I would say: the one who likes to hang-out, watch basketball, play video games and scratch your balls for you....is the keeper.
omg.. dude that scared the **** outta me. now i must have a talk with my girl. but thats a great post.
great post. also just like to add that when you marry someone, you aren't just marrying that personm. you're marrying that person and all the people in their life, family, friends, enemies, etc. just another factor to consider.
For a while, I had the feeling that you and FFB were actually the same person. But after reading this post, I'm fairly certain that's not the case.

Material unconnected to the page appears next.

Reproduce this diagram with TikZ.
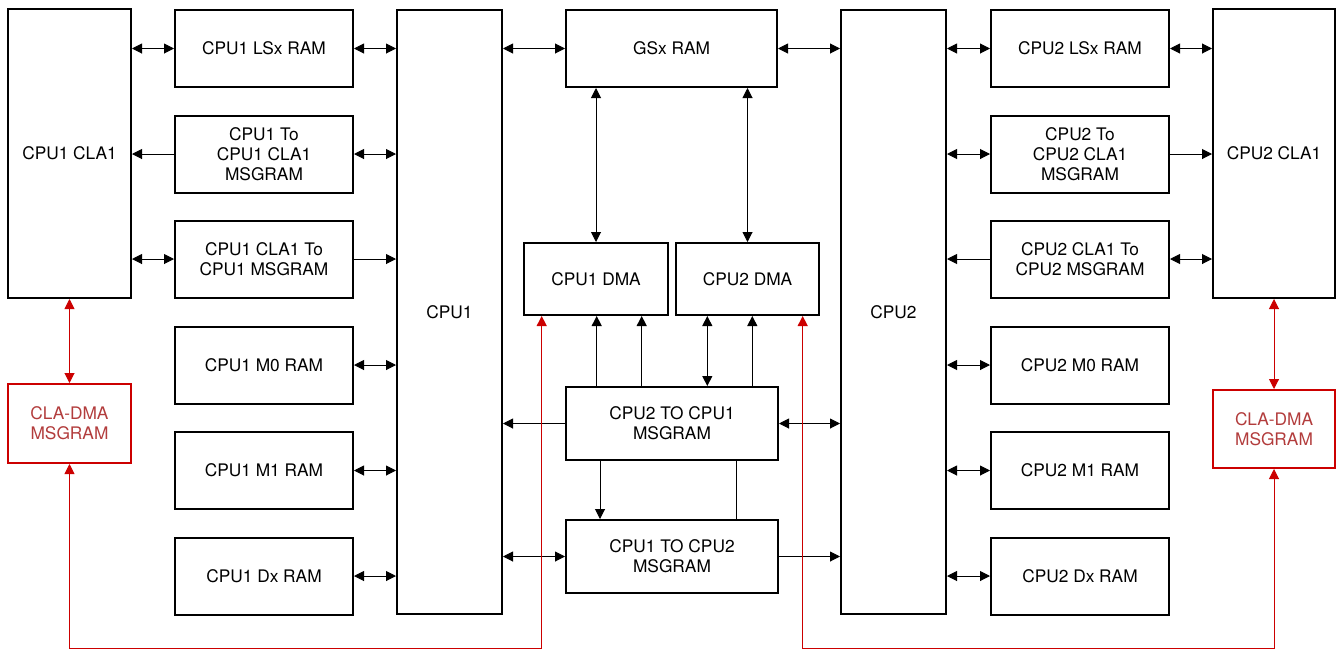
\documentclass[tikz,border=0pt]{standalone}
\usepackage{fontspec}
\setmainfont{TeX Gyre Heros}
\usetikzlibrary{arrows.meta}
\definecolor{redline}{RGB}{204,0,0}
\definecolor{redtext}{RGB}{178,60,60}
\begin{document}
\begin{tikzpicture}[x=1pt,y=-1pt,
 box/.style={draw=black, line width=2pt, align=center, inner sep=0pt, font=\fontsize{17.3}{20}\selectfont},
 redbox/.style={box, draw=redline, text=redtext},
 conn/.style={line width=1pt, draw=black},
 both/.style={conn, {Triangle[length=10pt,width=10pt]}-{Triangle[length=10pt,width=10pt]}},
 one/.style={conn, -{Triangle[length=10pt,width=10pt]}},
 rboth/.style={line width=1pt, draw=redline, {Triangle[length=10pt,width=10pt]}-{Triangle[length=10pt,width=10pt]}}
]
\useasboundingbox (0,0) rectangle (1336,649);
% left side
\node[box, minimum width=123pt, minimum height=289pt] (cla1) at (69.5,153.5) {CPU1 CLA1};
\node[box, minimum width=178pt, minimum height=77pt] (lsx1) at (264,48.5) {CPU1 LSx RAM};
\node[box, minimum width=178pt, minimum height=77pt] (c1cm) at (264,154) {CPU1 To\\CPU1 CLA1\\MSGRAM};
\node[box, minimum width=178pt, minimum height=77pt] (cc1m) at (264,259) {CPU1 CLA1 To\\CPU1 MSGRAM};
\node[box, minimum width=178pt, minimum height=77pt] (m01) at (264,365) {CPU1 M0 RAM};
\node[box, minimum width=178pt, minimum height=77pt] (m11) at (264,470.5) {CPU1 M1 RAM};
\node[box, minimum width=178pt, minimum height=77pt] (dx1) at (264,576) {CPU1 Dx RAM};
\node[box, minimum width=105pt, minimum height=604pt] (cpu1) at (449.5,312) {CPU1};
\node[redbox, minimum width=123pt, minimum height=79pt] (cdm1) at (69.5,423.5) {CLA-DMA\\MSGRAM};
% center
\node[box, minimum width=211pt, minimum height=77pt] (gsx) at (671.5,48.5) {GSx RAM};
\node[box, minimum width=144pt, minimum height=72pt] (dma1) at (596,279) {CPU1 DMA};
\node[box, minimum width=143pt, minimum height=72pt] (dma2) at (747.5,279) {CPU2 DMA};
\node[box, minimum width=212pt, minimum height=73pt] (m21) at (672,423.5) {CPU2 TO CPU1\\MSGRAM};
\node[box, minimum width=212pt, minimum height=73pt] (m12) at (672,556.5) {CPU1 TO CPU2\\MSGRAM};
% right side
\node[box, minimum width=105pt, minimum height=604pt] (cpu2) at (893.5,312) {CPU2};
\node[box, minimum width=178pt, minimum height=77pt] (lsx2) at (1080,48.5) {CPU2 LSx RAM};
\node[box, minimum width=178pt, minimum height=77pt] (c2cm) at (1080,154) {CPU2 To\\CPU2 CLA1\\MSGRAM};
\node[box, minimum width=178pt, minimum height=77pt] (cc2m) at (1080,259) {CPU2 CLA1 To\\CPU2 MSGRAM};
\node[box, minimum width=178pt, minimum height=77pt] (m02) at (1080,365) {CPU2 M0 RAM};
\node[box, minimum width=178pt, minimum height=77pt] (m12r) at (1080,470.5) {CPU2 M1 RAM};
\node[box, minimum width=178pt, minimum height=77pt] (dx2) at (1080,576) {CPU2 Dx RAM};
\node[box, minimum width=122pt, minimum height=289pt] (cla2) at (1274,153.5) {CPU2 CLA1};
\node[redbox, minimum width=122pt, minimum height=78pt] (cdm2) at (1274,429) {CLA-DMA\\MSGRAM};
% left connectors
\draw[both] (cla1.east |- lsx1.west) -- (lsx1.west);
\draw[both] (lsx1.east) -- (cpu1.west |- lsx1.east);
\draw[one] (c1cm.west) -- (cla1.east |- c1cm.west);
\draw[both] (c1cm.east) -- (cpu1.west |- c1cm.east);
\draw[both] (cla1.east |- cc1m.west) -- (cc1m.west);
\draw[one] (cc1m.east) -- (cpu1.west |- cc1m.east);
\draw[both] (m01.east) -- (cpu1.west |- m01.east);
\draw[both] (m11.east) -- (cpu1.west |- m11.east);
\draw[both] (dx1.east) -- (cpu1.west |- dx1.east);
% right connectors
\draw[both] (cpu2.east |- lsx2.west) -- (lsx2.west);
\draw[both] (lsx2.east) -- (cla2.west |- lsx2.east);
\draw[both] (cpu2.east |- c2cm.west) -- (c2cm.west);
\draw[one] (c2cm.east) -- (cla2.west |- c2cm.east);
\draw[one] (cc2m.west) -- (cpu2.east |- cc2m.west);
\draw[both] (cc2m.east) -- (cla2.west |- cc2m.east);
\draw[both] (cpu2.east |- m02.west) -- (m02.west);
\draw[both] (cpu2.east |- m12r.west) -- (m12r.west);
\draw[both] (cpu2.east |- dx2.west) -- (dx2.west);
% center connectors
\draw[both] (cpu1.east |- gsx.west) -- (gsx.west);
\draw[both] (gsx.east) -- (cpu2.west |- gsx.east);
\draw[both] (gsx.south -| dma1.north) -- (dma1.north);
\draw[both] (gsx.south -| dma2.north) -- (dma2.north);
\coordinate (xa) at (596.7,0);
\coordinate (xb) at (641.7,0);
\coordinate (xc) at (707.3,0);
\coordinate (xd) at (752.3,0);
\coordinate (xe) at (600,0);
\coordinate (xf) at (736,0);
\draw[one] (xa |- m21.north) -- (xa |- dma1.south);
\draw[one] (xb |- m21.north) -- (xb |- dma1.south);
\draw[both] (xc |- m21.north) -- (xc |- dma2.south);
\draw[one] (xd |- m21.north) -- (xd |- dma2.south);
\draw[one] (m21.west) -- (cpu1.east |- m21.west);
\draw[both] (m21.east) -- (cpu2.west |- m21.east);
\draw[one] (xe |- m21.south) -- (xe |- m12.north);
\draw[conn] (xf |- m21.south) -- (xf |- m12.north);
\draw[both] (cpu1.east |- m12.west) -- (m12.west);
\draw[one] (m12.east) -- (cpu2.west |- m12.east);
% red connectors
\coordinate (r1) at (541.7,648.3);
\coordinate (r2) at (802.7,648.3);
\draw[rboth] (cla1.south) -- (cdm1.north);
\draw[rboth] (cla2.south) -- (cdm2.north);
\draw[rboth] (r1 |- dma1.south) -- (r1) -| (cdm1.south);
\draw[rboth] (r2 |- dma2.south) -- (r2) -| (cdm2.south);
\end{tikzpicture}
\end{document}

Yup, I spend more time per week with my in-laws than I do with my own parents. Several reasons for that: 1) My in-laws live in the same town as my wife and me (actually only 4 tenths of a mile from us) where my parents live in my old home town which is 13 miles away. 2) My mother-in-law along with my sister-in-law are business partners with my wife 3) My wife's family has always been a close-knit unit - one of those that always do things together like eating out on easter, getting together for other holidays, etc. Don't get me wrong - having a close family like that is great because you know they are always backing you and will be there if things get bad. Of course, it is a double-edged sword, though, in that there are times where I feel (and my wife does too) I have no privacy. Like everything else in life, it has its pros and cons.

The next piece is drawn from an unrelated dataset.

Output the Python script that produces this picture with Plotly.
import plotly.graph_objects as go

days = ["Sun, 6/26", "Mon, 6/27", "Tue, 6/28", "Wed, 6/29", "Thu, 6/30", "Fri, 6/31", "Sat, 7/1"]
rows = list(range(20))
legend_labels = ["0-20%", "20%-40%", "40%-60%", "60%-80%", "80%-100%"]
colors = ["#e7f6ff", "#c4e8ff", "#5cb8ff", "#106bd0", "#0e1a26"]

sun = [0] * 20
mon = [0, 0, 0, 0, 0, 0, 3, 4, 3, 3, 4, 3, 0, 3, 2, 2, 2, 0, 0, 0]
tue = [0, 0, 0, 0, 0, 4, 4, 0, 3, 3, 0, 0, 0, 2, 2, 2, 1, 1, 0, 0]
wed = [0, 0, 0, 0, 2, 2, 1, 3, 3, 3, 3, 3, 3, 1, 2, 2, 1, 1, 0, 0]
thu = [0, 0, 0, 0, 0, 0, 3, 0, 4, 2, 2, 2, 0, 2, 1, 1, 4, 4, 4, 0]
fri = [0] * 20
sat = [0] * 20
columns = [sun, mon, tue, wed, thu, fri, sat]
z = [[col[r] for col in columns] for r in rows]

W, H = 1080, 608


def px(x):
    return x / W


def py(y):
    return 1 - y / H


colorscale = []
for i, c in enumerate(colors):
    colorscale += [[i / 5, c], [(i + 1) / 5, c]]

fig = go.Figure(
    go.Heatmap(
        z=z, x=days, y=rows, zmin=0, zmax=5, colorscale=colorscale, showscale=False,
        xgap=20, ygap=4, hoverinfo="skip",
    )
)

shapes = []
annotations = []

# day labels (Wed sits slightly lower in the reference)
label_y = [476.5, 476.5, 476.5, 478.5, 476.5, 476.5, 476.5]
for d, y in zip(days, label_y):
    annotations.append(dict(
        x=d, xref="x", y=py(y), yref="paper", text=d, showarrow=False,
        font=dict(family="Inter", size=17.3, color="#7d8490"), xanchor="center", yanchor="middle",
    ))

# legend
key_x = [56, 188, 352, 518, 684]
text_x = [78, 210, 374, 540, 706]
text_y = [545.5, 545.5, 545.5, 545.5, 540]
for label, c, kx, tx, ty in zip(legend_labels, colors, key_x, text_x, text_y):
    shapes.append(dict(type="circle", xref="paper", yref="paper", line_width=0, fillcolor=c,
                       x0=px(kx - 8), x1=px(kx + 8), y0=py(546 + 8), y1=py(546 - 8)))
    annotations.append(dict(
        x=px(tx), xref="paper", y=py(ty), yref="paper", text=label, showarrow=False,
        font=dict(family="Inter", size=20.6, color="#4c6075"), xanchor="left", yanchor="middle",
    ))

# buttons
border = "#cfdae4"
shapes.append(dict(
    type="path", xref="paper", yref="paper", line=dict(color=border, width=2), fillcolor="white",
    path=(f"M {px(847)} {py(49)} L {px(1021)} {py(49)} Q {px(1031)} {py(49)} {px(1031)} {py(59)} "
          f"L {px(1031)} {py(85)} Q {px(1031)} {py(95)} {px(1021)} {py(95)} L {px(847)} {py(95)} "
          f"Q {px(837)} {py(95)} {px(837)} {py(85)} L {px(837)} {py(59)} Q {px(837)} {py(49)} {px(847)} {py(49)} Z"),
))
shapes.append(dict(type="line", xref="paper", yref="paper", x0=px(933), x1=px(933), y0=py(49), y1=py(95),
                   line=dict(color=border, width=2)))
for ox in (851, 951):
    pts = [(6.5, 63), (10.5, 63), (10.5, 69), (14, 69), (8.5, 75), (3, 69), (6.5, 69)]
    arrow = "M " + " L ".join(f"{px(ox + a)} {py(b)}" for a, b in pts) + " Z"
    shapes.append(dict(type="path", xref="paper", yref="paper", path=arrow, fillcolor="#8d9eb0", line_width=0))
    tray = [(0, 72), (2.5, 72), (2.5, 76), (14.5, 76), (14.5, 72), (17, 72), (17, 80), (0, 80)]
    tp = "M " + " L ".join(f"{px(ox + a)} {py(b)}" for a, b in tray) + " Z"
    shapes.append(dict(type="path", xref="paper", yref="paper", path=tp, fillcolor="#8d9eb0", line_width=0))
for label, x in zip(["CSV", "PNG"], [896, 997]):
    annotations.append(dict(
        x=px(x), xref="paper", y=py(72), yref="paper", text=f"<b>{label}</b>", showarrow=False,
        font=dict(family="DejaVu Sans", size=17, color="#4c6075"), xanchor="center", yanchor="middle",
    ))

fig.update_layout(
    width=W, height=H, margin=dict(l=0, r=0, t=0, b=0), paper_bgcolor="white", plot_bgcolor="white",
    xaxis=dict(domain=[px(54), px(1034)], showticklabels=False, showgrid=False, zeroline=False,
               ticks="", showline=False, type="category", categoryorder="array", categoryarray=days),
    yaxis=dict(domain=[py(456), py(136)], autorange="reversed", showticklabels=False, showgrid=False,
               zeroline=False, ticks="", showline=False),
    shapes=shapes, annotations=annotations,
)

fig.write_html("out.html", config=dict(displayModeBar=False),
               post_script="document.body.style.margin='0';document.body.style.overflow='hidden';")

wow...let me chime in on the Wangdoodle post being great! just to be honest. I don't require this of them, or at least, I don't think about or bring it up in discussion, except during vows. Even if I did, I don't think it would necessarily mean anything, or be the lasting truth. I do ask myself about if I'm the type of person, though. most definitely. I think I just feel that it's our job to shower with affection and flattery and do the best you can do, so they have no choice but to stay in love. Well, actually, I'm just recently learning this. sigh
Wow, WangDoodle. You freakin' sound like you should jump into the "Divorce?" thread started a while back... you'll see some nice entries in there... those who were in it remember that stuff... and how much I was against... well, just go check it out. Truer stuff hasn't been said, freaker. We have a song from Ramón Ayala called Cuando Apenas Era Jovencito, which says: "No la busques hijo, muy bonita, porque al paso del tiempo se le quita... busca amor... nada más que amor...", which translates to "don't look for her, my son, so pretty, because with time that 'pretty' is gone... look for love and only love"... it's a mom giving her son some GREAT advice about how to choose a chick. Manny, sent ya an email, please respond.

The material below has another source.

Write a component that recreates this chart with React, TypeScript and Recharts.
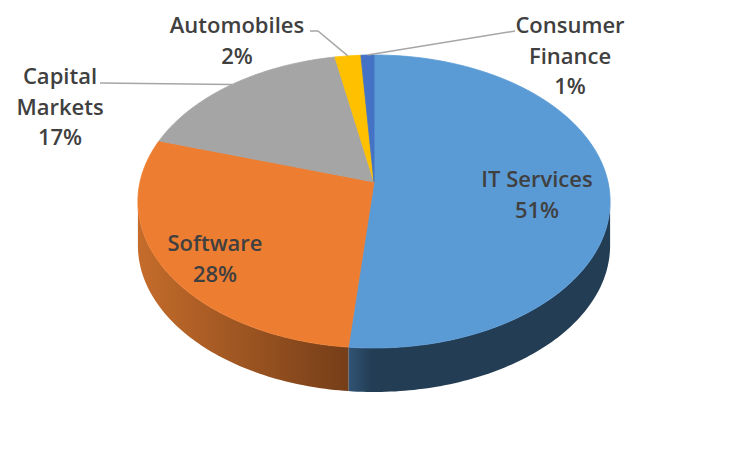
import { Pie, PieChart } from 'recharts'

const CATEGORIES = ['IT Services', 'Software', 'Capital Markets', 'Automobiles', 'Consumer Finance']
const SHARES = [51, 28, 17, 2, 1]

const TOP_COLORS = ['#5B9BD5', '#ED7D31', '#A5A5A5', '#FFC000', '#4472C4']
const SIDE_LIGHT = ['#315475', '#C56C2B', '#6E6E6E', '#A67C00', '#2B4A80']
const SIDE_DARK = ['#233D54', '#753E18', '#555555', '#7F6000', '#203864']
const SIDE_FADE = [0.09, 1, 1, 1, 1]

// label placement (baseline of first line, centred on x)
const LABEL_LAYOUT = [
  { x: 537, y: 187, wrap: false, elbow: [] as number[][] },
  { x: 215, y: 251, wrap: false, elbow: [] as number[][] },
  { x: 60, y: 84, wrap: true, elbow: [[100, 83]] },
  { x: 237, y: 33, wrap: false, elbow: [[310, 31], [318, 31]] },
  { x: 570, y: 33, wrap: true, elbow: [[515, 31]] },
]

// perspective of the tilted disc
const TILT = 0.615
const PERSP = 0.133
const DEPTH = 44
const LINE_GAP = 30.5

const rows = CATEGORIES.map((name, i) => ({ name, value: SHARES[i] }))

const projector = (cx: number, cy: number, r: number) => (angle: number, dy = 0) => {
  const rad = (angle * Math.PI) / 180
  const d = 1 + PERSP * Math.sin(rad)
  return [cx + (r * Math.cos(rad)) / d, cy - (r * TILT * Math.sin(rad)) / d + dy]
}

const rim = (pt: (a: number, dy?: number) => number[], from: number, to: number, dy = 0) => {
  const steps = Math.max(2, Math.ceil(Math.abs(from - to)))
  const out: string[] = []
  for (let s = 0; s <= steps; s++) {
    const [x, y] = pt(from + ((to - from) * s) / steps, dy)
    out.push(`${x.toFixed(2)},${y.toFixed(2)}`)
  }
  return out
}

const renderSlice = (props: any) => {
  const { cx, cy, outerRadius, startAngle, endAngle, index } = props
  const pt = projector(cx, cy, outerRadius)
  const top = `M${cx},${cy} L${rim(pt, startAngle, endAngle).join(' L')} Z`

  // silhouette limits of the front wall
  const edge = (Math.asin(PERSP) * 180) / Math.PI
  const hi = Math.max(startAngle, endAngle)
  const lo = Math.min(startAngle, endAngle)
  const walls: string[] = []
  for (const [fHi, fLo] of [[-edge, -180 + edge], [-360 - edge, -540 + edge]]) {
    const a = Math.min(hi, fHi)
    const b = Math.max(lo, fLo)
    if (a - b > 0.01) {
      const upper = rim(pt, a, b)
      const lower = rim(pt, b, a, DEPTH)
      walls.push(`M${upper.join(' L')} L${lower.join(' L')} Z`)
    }
  }
  const gid = `side-${index}`

  return (
    <g>
      <defs>
        <linearGradient id={gid} x1="0" y1="0" x2="1" y2="0">
          <stop offset="0" stopColor={SIDE_LIGHT[index]} />
          <stop offset={SIDE_FADE[index]} stopColor={SIDE_DARK[index]} />
          <stop offset="1" stopColor={SIDE_DARK[index]} />
        </linearGradient>
      </defs>
      {walls.map((d, k) => (
        <path key={k} d={d} fill={`url(#${gid})`} stroke="none" />
      ))}
      <path d={top} fill={TOP_COLORS[index]} stroke={TOP_COLORS[index]} strokeWidth={0.8} strokeLinejoin="round" />
    </g>
  )
}

const renderLabel = (props: any) => {
  const { cx, cy, outerRadius, midAngle, index } = props
  const layout = LABEL_LAYOUT[index]
  const name = CATEGORIES[index]
  const lines = [...(layout.wrap ? name.split(' ') : [name]), `${SHARES[index]}%`]
  const pt = projector(cx, cy, outerRadius)
  const leader = layout.elbow.length ? [...layout.elbow, pt(midAngle)] : []

  return (
    <g>
      {leader.length > 0 && (
        <polyline
          points={leader.map((p) => p.join(',')).join(' ')}
          fill="none"
          stroke="#A6A6A6"
          strokeWidth={1.5}
        />
      )}
      <text
        x={layout.x}
        y={layout.y}
        textAnchor="middle"
        fill="#404040"
        fontFamily="'Open Sans', sans-serif"
        fontWeight={600}
        fontSize={22}
      >
        {lines.map((line, k) => (
          <tspan key={k} x={layout.x} dy={k === 0 ? 0 : LINE_GAP}>
            {line}
          </tspan>
        ))}
      </text>
    </g>
  )
}

export default function App() {
  return (
    <div style={{ position: 'absolute', left: 0, top: 0, width: 750, height: 450, background: '#fff' }}>
      <PieChart width={750} height={450} margin={{ top: 0, right: 0, bottom: 0, left: 0 }}>
        <Pie
          data={rows}
          dataKey="value"
          nameKey="name"
          cx={374}
          cy={182}
          outerRadius={234}
          startAngle={90}
          endAngle={-270}
          fill="none"
          stroke="none"
          label={renderSlice}
          labelLine={false}
          isAnimationActive={false}
        />
        <Pie
          data={rows}
          dataKey="value"
          nameKey="name"
          cx={374}
          cy={182}
          outerRadius={234}
          startAngle={90}
          endAngle={-270}
          fill="none"
          stroke="none"
          label={renderLabel}
          labelLine={false}
          isAnimationActive={false}
        />
      </PieChart>
    </div>
  )
}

Wouldn't it be funny if Wangdoodle had us all fooled and his post was really a quote from a movie or something?
That was all me. Why... did it sound good enough to have come from a movie or something? (ooo - just remembered that my 11-year anniversary with my wife is next month!)
Date them all, but not at the same time...It's f'n hard to juggle women, as the details get blurred... If you're looking to get married, then you'll know...It'll be the person that you think of every second of your life and realize you can't live without...
The sky of my mind is usually clouded by chauvinism, sarcasm, and ignorance... ...but there are occasional sunbeams of competence.